The on-going rationalization of Group I production across Europe has caused concern about shortages and the need to reformulate products.
Fears of Group I closures predate the recession, but it was once the European economic climate had started to improve that Group I production rationalization started becoming a reality in Western Europe, with 2015 seen as the year of transition.
”The transition creates opportunities,” says Simon Day, vice president of Nynas Naphthenics. ”During 2015, it is likely that over 1.5 million tonnes of Group I capacity will disappear from Western Europe, which is one-quarter of the region’s capacity.
The company decided early on to view the changing refinery landscape. ”Nynas decided to target all industrial applications in which Group I oils are traditionally used, but with special attention to applications where solvency is important and where it could be challenging to convert to Group II base oils,” says Valentina Serra-Holm, marketing director.
The company announced a new range of 12 oils, including Nybase 70/100/150/300/500/600 and the process oils Nyflex 3014/3022/3030/3060/3100/3120, which mimic key characteristics of the outgoing oils.

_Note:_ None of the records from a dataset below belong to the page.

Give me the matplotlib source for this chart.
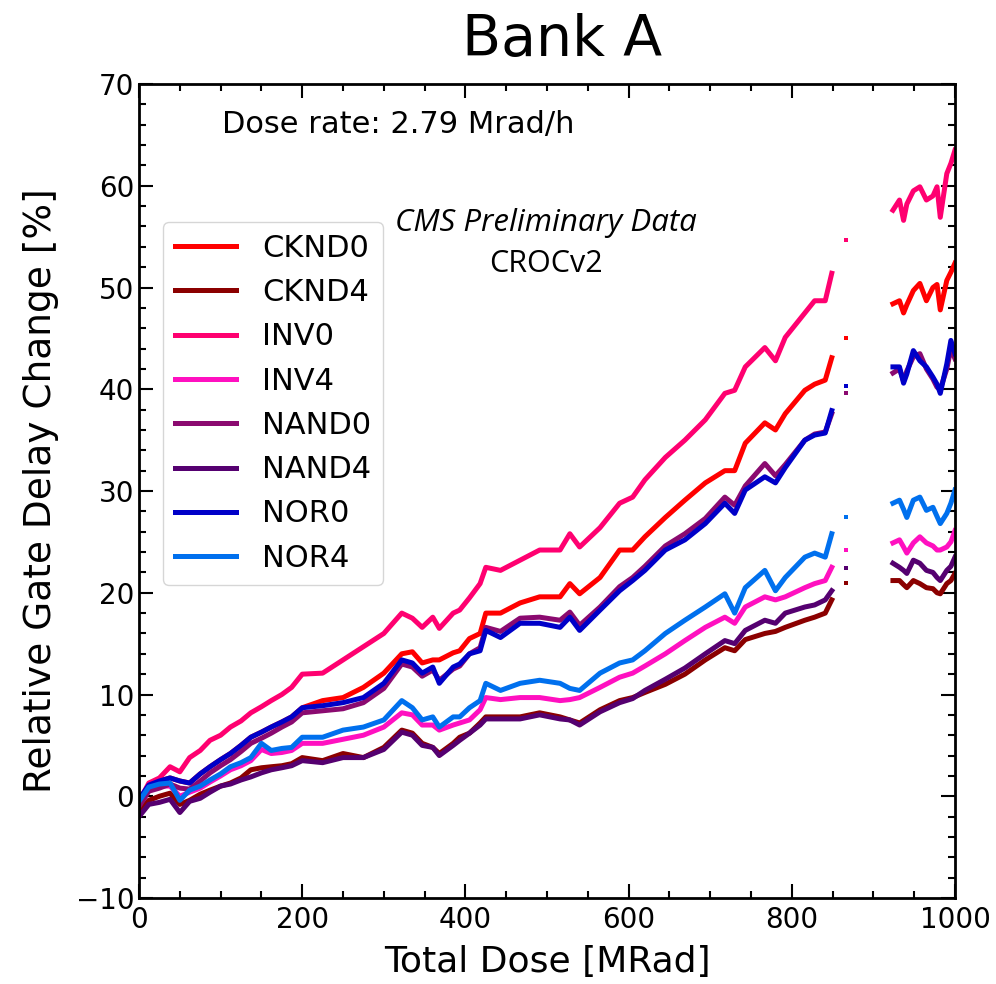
"""Bank A gate delay drift vs. total ionising dose (CROCv2 ring oscillators)."""
import matplotlib

matplotlib.use("Agg")
import matplotlib.pyplot as plt  # noqa: E402
from matplotlib.ticker import MultipleLocator  # noqa: E402

# --- dose grid, first run (MRad) ---
DOSE_A = [0, 12, 25, 38, 50, 62, 75, 87, 100, 112,
          125, 137, 150, 162, 175, 187, 200, 225, 250, 275,
          300, 322, 335, 347, 360, 368, 385, 393, 405, 418,
          425, 443, 467, 491, 516, 528, 540, 565, 589, 605,
          620, 645, 669, 694, 718, 730, 743, 767, 780, 792,
          816, 828, 841, 849]
# --- single readout in the gap ---
DOSE_GAP = [866]
# --- dose grid, second run ---
DOSE_B = [924, 932, 937, 941, 949, 957, 965, 973, 978, 982, 990, 995, 1000]

LABELS = ["CKND0", "CKND4", "INV0", "INV4", "NAND0", "NAND4", "NOR0", "NOR4"]
COLORS = ["#ff0000", "#8b0000", "#ff0070", "#ff10c0",
          "#8b0a70", "#550070", "#0000c8", "#0070ee"]

CKND0_A = [-0.8, 1.1, 1.5, 1.8, 1.5, 1.3, 2.2, 2.9, 3.6, 4.2,
           5.0, 5.8, 6.3, 6.8, 7.3, 7.8, 8.7, 9.4, 9.7, 10.7,
           12.1, 14.0, 14.2, 13.1, 13.4, 13.4, 14.1, 14.3, 15.5, 16.0,
           18.0, 18.0, 19.0, 19.6, 19.6, 20.9, 19.9, 21.5, 24.2, 24.2,
           25.5, 27.4, 29.1, 30.8, 32.0, 32.0, 34.7, 36.7, 36.0, 37.6,
           39.9, 40.5, 40.9, 43.1]
CKND4_A = [-1.5, -0.4, 0.0, 0.3, -0.8, -0.4, 0.2, 0.6, 1.0, 1.3,
           1.8, 2.6, 2.8, 2.9, 3.0, 3.2, 3.8, 3.5, 4.2, 3.8,
           4.8, 6.5, 6.2, 5.2, 4.8, 4.2, 5.2, 5.8, 6.2, 7.2,
           7.8, 7.8, 7.8, 8.2, 7.8, 7.5, 7.2, 8.5, 9.4, 9.7,
           10.2, 11.0, 12.0, 13.4, 14.6, 14.3, 15.4, 16.0, 16.2, 16.6,
           17.3, 17.6, 18.0, 19.3]
INV0_A = [-0.5, 1.3, 1.8, 2.9, 2.4, 3.8, 4.5, 5.5, 6.0, 6.8,
          7.4, 8.2, 8.8, 9.4, 10.0, 10.7, 12.0, 12.1, 13.4, 14.7,
          16.0, 18.0, 17.5, 16.6, 17.6, 16.5, 18.0, 18.3, 19.5, 20.9,
          22.5, 22.2, 23.2, 24.2, 24.2, 25.8, 24.5, 26.4, 28.8, 29.4,
          31.1, 33.3, 35.0, 37.0, 39.6, 39.9, 42.2, 44.1, 42.8, 45.1,
          47.5, 48.7, 48.7, 51.4]
INV4_A = [-0.8, 0.6, 1.0, 1.0, 0.0, 0.4, 0.8, 1.4, 2.0, 2.6,
          3.0, 3.5, 4.6, 4.2, 4.3, 4.5, 5.2, 5.2, 5.6, 6.0,
          6.8, 8.2, 8.0, 7.0, 7.0, 6.5, 7.0, 7.2, 7.5, 8.5,
          9.7, 9.5, 9.7, 9.7, 9.4, 9.5, 9.7, 10.7, 11.7, 12.1,
          12.8, 14.0, 15.3, 16.6, 17.6, 17.0, 18.6, 19.6, 19.3, 19.6,
          20.5, 20.9, 21.2, 22.5]
NAND0_A = [-1.0, 0.5, 0.8, 1.2, 0.8, 0.7, 1.5, 2.3, 3.0, 3.6,
           4.4, 5.2, 5.7, 6.2, 6.8, 7.3, 8.2, 8.4, 8.6, 9.2,
           10.6, 13.0, 12.7, 11.8, 12.4, 11.4, 12.5, 12.8, 14.0, 14.6,
           16.6, 16.2, 17.5, 17.6, 17.3, 18.1, 16.8, 18.6, 20.6, 21.5,
           22.6, 24.6, 25.8, 27.3, 29.4, 28.6, 30.5, 32.7, 31.5, 32.6,
           35.0, 35.6, 35.8, 37.6]
NAND4_A = [-2.0, -0.8, -0.6, -0.3, -1.6, -0.5, -0.2, 0.4, 1.0, 1.2,
           1.6, 1.9, 2.3, 2.6, 2.8, 3.0, 3.5, 3.3, 3.8, 3.8,
           4.6, 6.3, 6.0, 5.0, 4.8, 4.0, 5.0, 5.5, 6.2, 7.0,
           7.6, 7.6, 7.6, 8.0, 7.6, 7.5, 7.0, 8.3, 9.2, 9.6,
           10.4, 11.5, 12.6, 14.0, 15.3, 15.0, 16.3, 17.3, 17.0, 18.0,
           18.6, 18.8, 19.3, 20.2]
NOR0_A = [-0.3, 1.1, 1.5, 1.8, 1.5, 1.3, 2.2, 2.9, 3.6, 4.2,
          5.0, 5.8, 6.3, 6.8, 7.3, 7.8, 8.7, 8.9, 9.2, 9.7,
          11.1, 13.4, 13.1, 12.1, 12.7, 11.1, 12.7, 13.0, 14.0, 14.3,
          16.3, 15.6, 17.0, 17.0, 16.6, 17.6, 16.3, 18.3, 20.2, 21.2,
          22.2, 24.2, 25.2, 26.8, 28.8, 27.8, 30.1, 31.4, 30.8, 32.3,
          35.0, 35.5, 35.7, 37.9]
NOR4_A = [-0.5, 0.9, 1.2, 1.3, -0.4, 0.6, 1.0, 1.6, 2.2, 2.9,
          3.3, 3.8, 5.2, 4.5, 4.7, 4.8, 5.8, 5.8, 6.5, 6.8,
          7.5, 9.4, 8.7, 7.5, 7.8, 6.8, 7.8, 7.8, 8.7, 9.4,
          11.1, 10.4, 11.1, 11.4, 11.1, 10.6, 10.4, 12.1, 13.1, 13.4,
          14.3, 16.0, 17.3, 18.6, 19.9, 18.0, 20.5, 22.2, 20.2, 21.5,
          23.5, 23.9, 23.5, 25.8]

GAP = [45.0, 21.0, 54.7, 24.2, 39.6, 22.4, 40.3, 27.4]  # same order as LABELS

CKND0_B = [48.4, 48.7, 47.5, 48.3, 49.7, 50.4, 48.7, 50.0, 50.3, 47.8, 50.7, 51.5, 52.4]
CKND4_B = [21.2, 21.2, 20.8, 20.5, 21.2, 20.9, 20.5, 20.4, 20.0, 19.9, 20.9, 21.2, 21.9]
INV0_B = [57.6, 58.6, 56.6, 58.2, 59.5, 59.9, 58.6, 59.0, 59.9, 56.9, 61.2, 62.2, 63.5]
INV4_B = [24.9, 25.2, 24.5, 23.9, 24.9, 25.5, 24.9, 24.6, 24.2, 24.2, 24.5, 25.0, 26.1]
NAND0_B = [41.6, 42.0, 40.8, 41.8, 43.2, 43.5, 42.0, 41.0, 40.2, 40.0, 42.0, 44.0, 43.0]
NAND4_B = [22.9, 22.5, 22.2, 21.9, 23.2, 22.9, 22.2, 22.0, 21.5, 21.2, 22.2, 22.6, 23.5]
NOR0_B = [42.2, 42.2, 40.6, 41.5, 43.8, 42.8, 42.2, 41.2, 40.5, 39.6, 42.5, 44.8, 43.5]
NOR4_B = [28.8, 29.1, 28.2, 27.4, 29.1, 29.4, 28.1, 28.4, 27.5, 26.8, 27.8, 28.8, 30.1]

RUN_A = [CKND0_A, CKND4_A, INV0_A, INV4_A, NAND0_A, NAND4_A, NOR0_A, NOR4_A]
RUN_B = [CKND0_B, CKND4_B, INV0_B, INV4_B, NAND0_B, NAND4_B, NOR0_B, NOR4_B]

LW = 3.6


def _style_axes(ax):
    ax.set_xlim(0, 1000)
    ax.set_ylim(-10, 70)
    ax.xaxis.set_major_locator(MultipleLocator(200))
    ax.xaxis.set_minor_locator(MultipleLocator(50))
    ax.yaxis.set_major_locator(MultipleLocator(10))
    ax.yaxis.set_minor_locator(MultipleLocator(2))
    ax.tick_params(which="both", direction="in", top=True, right=True,
                   width=1.5, labelsize=20)
    ax.tick_params(which="major", length=10)
    ax.tick_params(which="minor", length=5)
    ax.tick_params(axis="x", pad=6)
    for sp in ax.spines.values():
        sp.set_linewidth(2)


def main():
    fig = plt.figure(figsize=(9.96, 9.84), dpi=100)
    ax = fig.add_axes([0.1396, 0.0874, 0.8192, 0.8272])

    for lab, col, ya, yg, yb in zip(LABELS, COLORS, RUN_A, GAP, RUN_B):
        ax.plot(DOSE_A, ya, color=col, lw=LW, label=lab)
        ax.plot(DOSE_GAP, [yg], color=col, ls="none", marker="s", ms=3.5, mew=0)
        ax.plot(DOSE_B, yb, color=col, lw=LW)

    _style_axes(ax)
    ax.set_xlabel("Total Dose [MRad]", fontsize=26, labelpad=8)
    ax.set_ylabel("Relative Gate Delay Change [%]", fontsize=27, labelpad=12)

    ax.text(0.102, 0.950, "Dose rate: 2.79 Mrad/h", transform=ax.transAxes,
            fontsize=22, ha="left", va="center")
    ax.text(0.499, 0.829, "CMS Preliminary Data", transform=ax.transAxes,
            fontsize=22.5, ha="center", va="center", style="italic",
            family=["Open Sans", "DejaVu Sans"])
    ax.text(0.499, 0.779, "CROCv2", transform=ax.transAxes,
            fontsize=22, ha="center", va="center",
            family=["Open Sans", "DejaVu Sans"])

    ax.legend(loc="upper left", bbox_to_anchor=(0.029, 0.831),
              borderaxespad=0, fontsize=22, handlelength=2.0,
              labelspacing=0.5, handletextpad=0.85)

    fig.text(0.564, 0.959, "Bank A", fontsize=41, ha="center", va="center")
    fig.savefig("out.png", dpi=100)
    plt.close(fig)


if __name__ == "__main__":
    main()
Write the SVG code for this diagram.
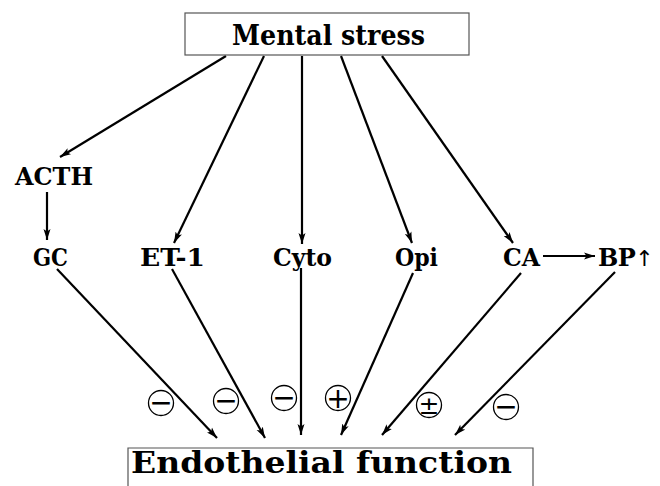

”One of our customers referred to our launch as the ’perfect strategic move at this point in time’,” says Serra-Holm.
The impending shortages will be most acutely felt in North Western Europe, according to Nynas.
”There is a certain degree of preoccupation with finding alternatives, because the Group I customers understand that nobody is safe,” says Serra-Holm. ”Even in the countries where there are no closures announced, customers are already experiencing a shortage of heavier grades – from 100 centistokes (cSt) and up – and they are testing replacements from the heavy side of the Nynas product portfolio.”